4.9 Processing Partial Acks in RH_EST / RH_EST_REPAIR

   For each partial acknowledgement received in RH_EST or RH_EST_REPAIR:

   1. Set retran_data to 0.
   2. Reduce dupacks by [(bytes of data acked)/SMSS - 1].
   3. For the purpose of data transmission, note that a new hole exists
      at snd.una.  The new hole is eligible for retransmission if
      dupacks > 3, after being reduced in step 2.

4.10 Completion of RH_EXACT; Return to RH_INCR

   In RH_EXACT, Rate Halving is complete if one of the following occurs
   (indicating that a round trip time has passed):

   1. An ACK or SACK arrives which acknowledges data beyond
      prior_max_seq.

   2. An ACK or SACK arrives which acknowledges a segment retransmitted
      after entering the RH_EXACT state.

   Transition to state RH_INCR and perform the bounding checks in 4.14.

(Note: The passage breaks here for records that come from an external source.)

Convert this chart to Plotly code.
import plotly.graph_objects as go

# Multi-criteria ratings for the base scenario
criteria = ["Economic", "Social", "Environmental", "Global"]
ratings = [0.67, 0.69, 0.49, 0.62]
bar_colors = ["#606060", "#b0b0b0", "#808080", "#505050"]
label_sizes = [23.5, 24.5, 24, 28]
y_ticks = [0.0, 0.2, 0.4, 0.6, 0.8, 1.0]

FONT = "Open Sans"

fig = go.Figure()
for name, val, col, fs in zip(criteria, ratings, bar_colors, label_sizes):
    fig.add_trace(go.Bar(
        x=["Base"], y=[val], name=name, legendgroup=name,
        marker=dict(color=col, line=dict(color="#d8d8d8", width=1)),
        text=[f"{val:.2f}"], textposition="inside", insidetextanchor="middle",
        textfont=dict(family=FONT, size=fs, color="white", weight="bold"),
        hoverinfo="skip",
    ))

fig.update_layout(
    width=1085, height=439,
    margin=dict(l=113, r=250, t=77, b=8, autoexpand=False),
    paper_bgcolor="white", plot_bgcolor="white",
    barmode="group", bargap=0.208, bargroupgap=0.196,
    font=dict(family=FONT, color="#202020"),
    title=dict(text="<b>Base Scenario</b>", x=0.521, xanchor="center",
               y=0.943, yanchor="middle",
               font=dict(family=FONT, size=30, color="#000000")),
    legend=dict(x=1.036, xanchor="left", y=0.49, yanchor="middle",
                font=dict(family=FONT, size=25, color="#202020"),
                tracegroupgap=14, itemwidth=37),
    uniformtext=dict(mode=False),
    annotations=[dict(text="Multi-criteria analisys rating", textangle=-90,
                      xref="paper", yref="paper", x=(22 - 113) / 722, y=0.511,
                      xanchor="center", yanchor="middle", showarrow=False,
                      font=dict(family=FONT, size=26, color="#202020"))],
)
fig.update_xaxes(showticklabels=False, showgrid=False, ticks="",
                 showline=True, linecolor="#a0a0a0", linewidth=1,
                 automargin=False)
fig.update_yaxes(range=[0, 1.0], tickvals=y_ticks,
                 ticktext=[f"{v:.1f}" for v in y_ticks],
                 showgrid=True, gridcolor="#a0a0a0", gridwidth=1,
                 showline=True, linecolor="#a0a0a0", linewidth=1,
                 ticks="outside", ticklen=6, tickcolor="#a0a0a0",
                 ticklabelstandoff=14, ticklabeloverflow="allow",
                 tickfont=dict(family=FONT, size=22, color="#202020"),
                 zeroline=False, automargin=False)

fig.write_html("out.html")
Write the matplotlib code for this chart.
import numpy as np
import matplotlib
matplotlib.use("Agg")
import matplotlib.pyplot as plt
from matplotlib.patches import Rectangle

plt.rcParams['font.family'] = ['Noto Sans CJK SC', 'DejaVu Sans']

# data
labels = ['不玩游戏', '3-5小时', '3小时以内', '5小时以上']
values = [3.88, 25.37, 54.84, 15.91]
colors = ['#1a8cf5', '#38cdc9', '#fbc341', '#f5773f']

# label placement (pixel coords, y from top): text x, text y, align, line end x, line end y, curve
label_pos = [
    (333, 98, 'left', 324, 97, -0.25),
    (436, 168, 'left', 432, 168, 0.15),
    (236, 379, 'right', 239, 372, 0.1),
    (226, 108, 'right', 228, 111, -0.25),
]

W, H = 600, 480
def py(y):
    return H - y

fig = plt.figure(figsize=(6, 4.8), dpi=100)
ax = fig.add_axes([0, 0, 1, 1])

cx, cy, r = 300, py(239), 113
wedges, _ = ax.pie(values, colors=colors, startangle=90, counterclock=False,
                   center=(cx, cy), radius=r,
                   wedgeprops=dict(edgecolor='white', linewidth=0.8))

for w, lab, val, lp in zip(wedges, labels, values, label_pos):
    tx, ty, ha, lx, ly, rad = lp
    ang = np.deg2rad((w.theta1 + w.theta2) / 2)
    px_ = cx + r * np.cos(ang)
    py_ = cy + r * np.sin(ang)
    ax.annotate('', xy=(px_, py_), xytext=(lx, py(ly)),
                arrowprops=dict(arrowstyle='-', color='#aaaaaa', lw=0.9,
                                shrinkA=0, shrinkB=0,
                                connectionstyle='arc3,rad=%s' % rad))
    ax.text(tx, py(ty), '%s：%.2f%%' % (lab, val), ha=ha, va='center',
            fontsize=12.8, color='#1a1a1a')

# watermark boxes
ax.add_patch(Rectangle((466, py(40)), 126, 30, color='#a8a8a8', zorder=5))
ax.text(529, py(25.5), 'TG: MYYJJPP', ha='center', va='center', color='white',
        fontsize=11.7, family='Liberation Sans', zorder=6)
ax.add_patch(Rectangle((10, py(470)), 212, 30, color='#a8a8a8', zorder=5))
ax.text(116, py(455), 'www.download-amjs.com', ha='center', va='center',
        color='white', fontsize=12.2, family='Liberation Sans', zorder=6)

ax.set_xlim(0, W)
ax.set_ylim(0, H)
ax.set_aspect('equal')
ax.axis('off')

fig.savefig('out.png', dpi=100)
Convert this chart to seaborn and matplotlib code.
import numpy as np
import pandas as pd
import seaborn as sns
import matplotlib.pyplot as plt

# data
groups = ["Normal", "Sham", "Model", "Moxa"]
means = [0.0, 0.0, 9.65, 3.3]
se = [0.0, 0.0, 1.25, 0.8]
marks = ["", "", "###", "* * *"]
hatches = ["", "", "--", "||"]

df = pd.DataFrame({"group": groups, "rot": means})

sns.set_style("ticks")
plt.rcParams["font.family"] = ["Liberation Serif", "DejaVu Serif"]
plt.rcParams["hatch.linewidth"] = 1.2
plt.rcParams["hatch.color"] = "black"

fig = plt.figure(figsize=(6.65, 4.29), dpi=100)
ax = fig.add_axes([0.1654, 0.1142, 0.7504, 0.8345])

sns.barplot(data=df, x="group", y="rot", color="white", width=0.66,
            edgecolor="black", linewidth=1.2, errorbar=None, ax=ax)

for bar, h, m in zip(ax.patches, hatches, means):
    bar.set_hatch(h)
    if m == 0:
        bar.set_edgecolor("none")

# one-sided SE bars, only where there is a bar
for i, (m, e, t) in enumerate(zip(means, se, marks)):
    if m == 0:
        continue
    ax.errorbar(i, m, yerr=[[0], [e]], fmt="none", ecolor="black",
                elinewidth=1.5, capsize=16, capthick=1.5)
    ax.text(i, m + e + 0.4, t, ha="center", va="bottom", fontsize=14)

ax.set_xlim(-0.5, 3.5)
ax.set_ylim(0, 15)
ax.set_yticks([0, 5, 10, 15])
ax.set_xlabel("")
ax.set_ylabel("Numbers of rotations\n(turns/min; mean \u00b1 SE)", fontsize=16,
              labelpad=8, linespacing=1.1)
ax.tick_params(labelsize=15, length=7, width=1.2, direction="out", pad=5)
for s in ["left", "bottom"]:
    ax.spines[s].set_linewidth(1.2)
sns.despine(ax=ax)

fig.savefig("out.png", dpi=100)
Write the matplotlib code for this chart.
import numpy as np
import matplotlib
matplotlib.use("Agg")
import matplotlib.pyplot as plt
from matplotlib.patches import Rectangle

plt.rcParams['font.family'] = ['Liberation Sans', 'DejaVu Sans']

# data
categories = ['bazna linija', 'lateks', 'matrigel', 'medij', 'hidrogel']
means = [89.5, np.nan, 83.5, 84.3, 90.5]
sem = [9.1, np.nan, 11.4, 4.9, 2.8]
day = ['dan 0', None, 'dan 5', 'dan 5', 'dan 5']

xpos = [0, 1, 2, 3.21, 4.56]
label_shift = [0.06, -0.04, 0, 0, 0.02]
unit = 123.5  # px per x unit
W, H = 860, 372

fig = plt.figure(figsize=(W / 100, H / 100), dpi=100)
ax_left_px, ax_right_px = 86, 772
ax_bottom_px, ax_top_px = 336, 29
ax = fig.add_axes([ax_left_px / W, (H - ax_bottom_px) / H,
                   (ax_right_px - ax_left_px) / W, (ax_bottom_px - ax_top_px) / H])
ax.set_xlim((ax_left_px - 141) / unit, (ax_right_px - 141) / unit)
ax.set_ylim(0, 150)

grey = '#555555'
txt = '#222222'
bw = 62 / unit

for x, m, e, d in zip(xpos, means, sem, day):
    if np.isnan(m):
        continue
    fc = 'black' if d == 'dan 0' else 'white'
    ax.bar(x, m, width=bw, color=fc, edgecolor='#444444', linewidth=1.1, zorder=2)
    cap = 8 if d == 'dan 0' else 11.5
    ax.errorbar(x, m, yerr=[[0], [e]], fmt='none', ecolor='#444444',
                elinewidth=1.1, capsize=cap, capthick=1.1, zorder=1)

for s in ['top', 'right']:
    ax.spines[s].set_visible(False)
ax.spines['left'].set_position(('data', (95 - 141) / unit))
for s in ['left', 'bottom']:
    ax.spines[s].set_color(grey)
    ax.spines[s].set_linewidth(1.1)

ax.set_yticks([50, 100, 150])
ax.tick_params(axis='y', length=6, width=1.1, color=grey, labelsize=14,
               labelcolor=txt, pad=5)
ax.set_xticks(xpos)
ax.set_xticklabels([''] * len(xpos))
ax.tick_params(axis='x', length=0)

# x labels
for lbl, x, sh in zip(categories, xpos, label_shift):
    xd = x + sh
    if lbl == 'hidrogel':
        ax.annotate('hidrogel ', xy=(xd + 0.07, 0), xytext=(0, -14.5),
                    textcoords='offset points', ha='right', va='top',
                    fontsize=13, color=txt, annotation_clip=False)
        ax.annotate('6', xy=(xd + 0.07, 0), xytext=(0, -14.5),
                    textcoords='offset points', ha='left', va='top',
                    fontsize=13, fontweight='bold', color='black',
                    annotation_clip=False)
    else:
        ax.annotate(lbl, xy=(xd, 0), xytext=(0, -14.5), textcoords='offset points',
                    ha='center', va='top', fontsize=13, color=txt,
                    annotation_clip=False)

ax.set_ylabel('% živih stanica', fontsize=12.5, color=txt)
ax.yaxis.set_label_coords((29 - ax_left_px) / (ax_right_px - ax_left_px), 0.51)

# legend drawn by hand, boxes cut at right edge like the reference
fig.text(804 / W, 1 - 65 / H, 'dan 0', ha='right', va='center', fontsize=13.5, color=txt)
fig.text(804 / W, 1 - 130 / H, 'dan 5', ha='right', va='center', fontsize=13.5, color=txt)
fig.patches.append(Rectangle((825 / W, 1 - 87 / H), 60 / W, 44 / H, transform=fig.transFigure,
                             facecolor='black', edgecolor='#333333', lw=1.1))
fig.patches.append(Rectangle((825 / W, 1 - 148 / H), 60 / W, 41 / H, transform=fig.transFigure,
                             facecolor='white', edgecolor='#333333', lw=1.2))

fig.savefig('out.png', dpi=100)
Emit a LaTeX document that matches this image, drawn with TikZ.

4.11 Completion of RH_EST and RH_EST_REPAIR; Return to RH_INCR

   In state RH_EST or RH_EST_REPAIR, adjustment and repair are both
   complete when a full acknowledgement is received (i.e. snd.una >=
   prior_max_seq).

   When this occurs, transition to state RH_INCR, perform the estimation
   adjustment in 4.13, followed by the bounding checks in 4.14.

4.12 "NewReno" Case: Transition from RH_EST to RH_EST_REPAIR

   In state RH_EST, adjustment (but not repair) is complete when

      rhcwnd <= prior_rhcwnd / 2

   Transition from state RH_EST to state RH_EST_REPAIR.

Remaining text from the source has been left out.